# [Task description]
Write out the listing below in full and exactly, leaving out every picture.

# [Given data]
-*-*-

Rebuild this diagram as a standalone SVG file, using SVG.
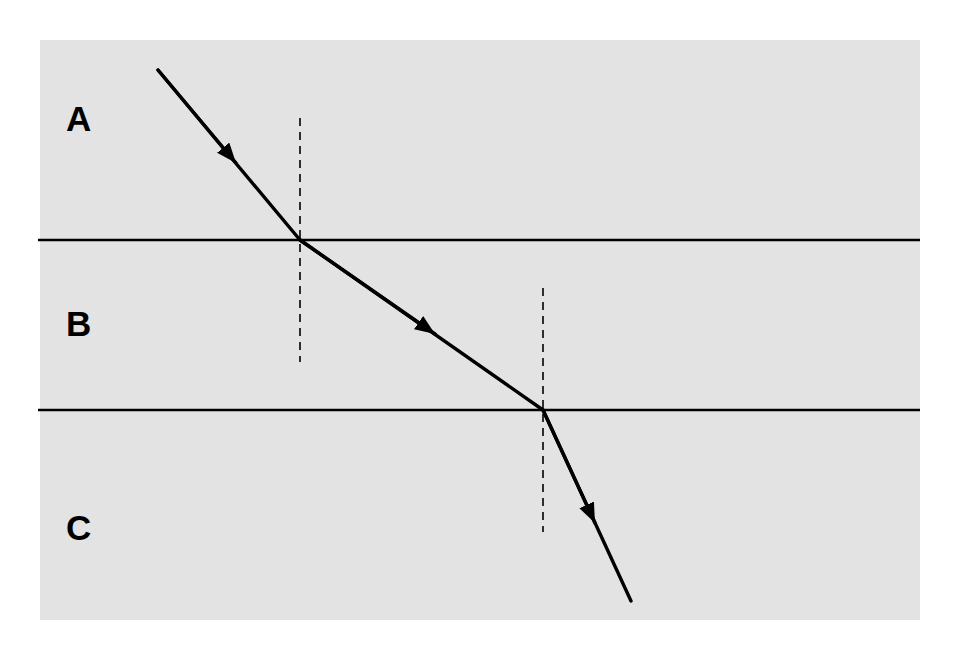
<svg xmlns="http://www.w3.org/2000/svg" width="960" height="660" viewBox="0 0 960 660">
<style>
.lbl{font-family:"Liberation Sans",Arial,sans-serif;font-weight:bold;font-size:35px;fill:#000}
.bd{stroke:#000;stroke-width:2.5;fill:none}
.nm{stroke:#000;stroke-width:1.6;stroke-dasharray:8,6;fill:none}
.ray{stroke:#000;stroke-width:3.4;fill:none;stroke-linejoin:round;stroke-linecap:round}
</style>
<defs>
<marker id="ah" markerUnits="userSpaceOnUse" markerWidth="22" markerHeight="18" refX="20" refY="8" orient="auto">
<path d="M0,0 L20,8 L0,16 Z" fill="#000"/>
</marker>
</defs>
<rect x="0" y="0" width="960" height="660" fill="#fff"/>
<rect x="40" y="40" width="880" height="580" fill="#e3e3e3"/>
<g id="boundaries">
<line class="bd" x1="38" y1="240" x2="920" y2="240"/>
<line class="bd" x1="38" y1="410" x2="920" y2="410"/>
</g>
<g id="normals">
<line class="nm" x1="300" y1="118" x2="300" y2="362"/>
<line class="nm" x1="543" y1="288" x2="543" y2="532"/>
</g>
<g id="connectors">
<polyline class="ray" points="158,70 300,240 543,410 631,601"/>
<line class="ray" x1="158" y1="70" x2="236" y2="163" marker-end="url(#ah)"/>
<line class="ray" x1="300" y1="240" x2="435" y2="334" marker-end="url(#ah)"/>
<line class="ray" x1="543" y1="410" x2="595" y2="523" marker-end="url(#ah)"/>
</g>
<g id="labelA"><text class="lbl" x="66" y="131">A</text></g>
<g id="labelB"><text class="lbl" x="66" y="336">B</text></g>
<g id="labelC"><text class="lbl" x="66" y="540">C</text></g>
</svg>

-*-*-

# [Expected answer]
Rebuild this diagram as a standalone SVG file, using SVG.
<svg xmlns="http://www.w3.org/2000/svg" width="960" height="660" viewBox="0 0 960 660">
<style>
.lbl{font-family:"Liberation Sans",Arial,sans-serif;font-weight:bold;font-size:35px;fill:#000}
.bd{stroke:#000;stroke-width:2.5;fill:none}
.nm{stroke:#000;stroke-width:1.6;stroke-dasharray:8,6;fill:none}
.ray{stroke:#000;stroke-width:3.4;fill:none;stroke-linejoin:round;stroke-linecap:round}
</style>
<defs>
<marker id="ah" markerUnits="userSpaceOnUse" markerWidth="22" markerHeight="18" refX="20" refY="8" orient="auto">
<path d="M0,0 L20,8 L0,16 Z" fill="#000"/>
</marker>
</defs>
<rect x="0" y="0" width="960" height="660" fill="#fff"/>
<rect x="40" y="40" width="880" height="580" fill="#e3e3e3"/>
<g id="boundaries">
<line class="bd" x1="38" y1="240" x2="920" y2="240"/>
<line class="bd" x1="38" y1="410" x2="920" y2="410"/>
</g>
<g id="normals">
<line class="nm" x1="300" y1="118" x2="300" y2="362"/>
<line class="nm" x1="543" y1="288" x2="543" y2="532"/>
</g>
<g id="connectors">
<polyline class="ray" points="158,70 300,240 543,410 631,601"/>
<line class="ray" x1="158" y1="70" x2="236" y2="163" marker-end="url(#ah)"/>
<line class="ray" x1="300" y1="240" x2="435" y2="334" marker-end="url(#ah)"/>
<line class="ray" x1="543" y1="410" x2="595" y2="523" marker-end="url(#ah)"/>
</g>
<g id="labelA"><text class="lbl" x="66" y="131">A</text></g>
<g id="labelB"><text class="lbl" x="66" y="336">B</text></g>
<g id="labelC"><text class="lbl" x="66" y="540">C</text></g>
</svg>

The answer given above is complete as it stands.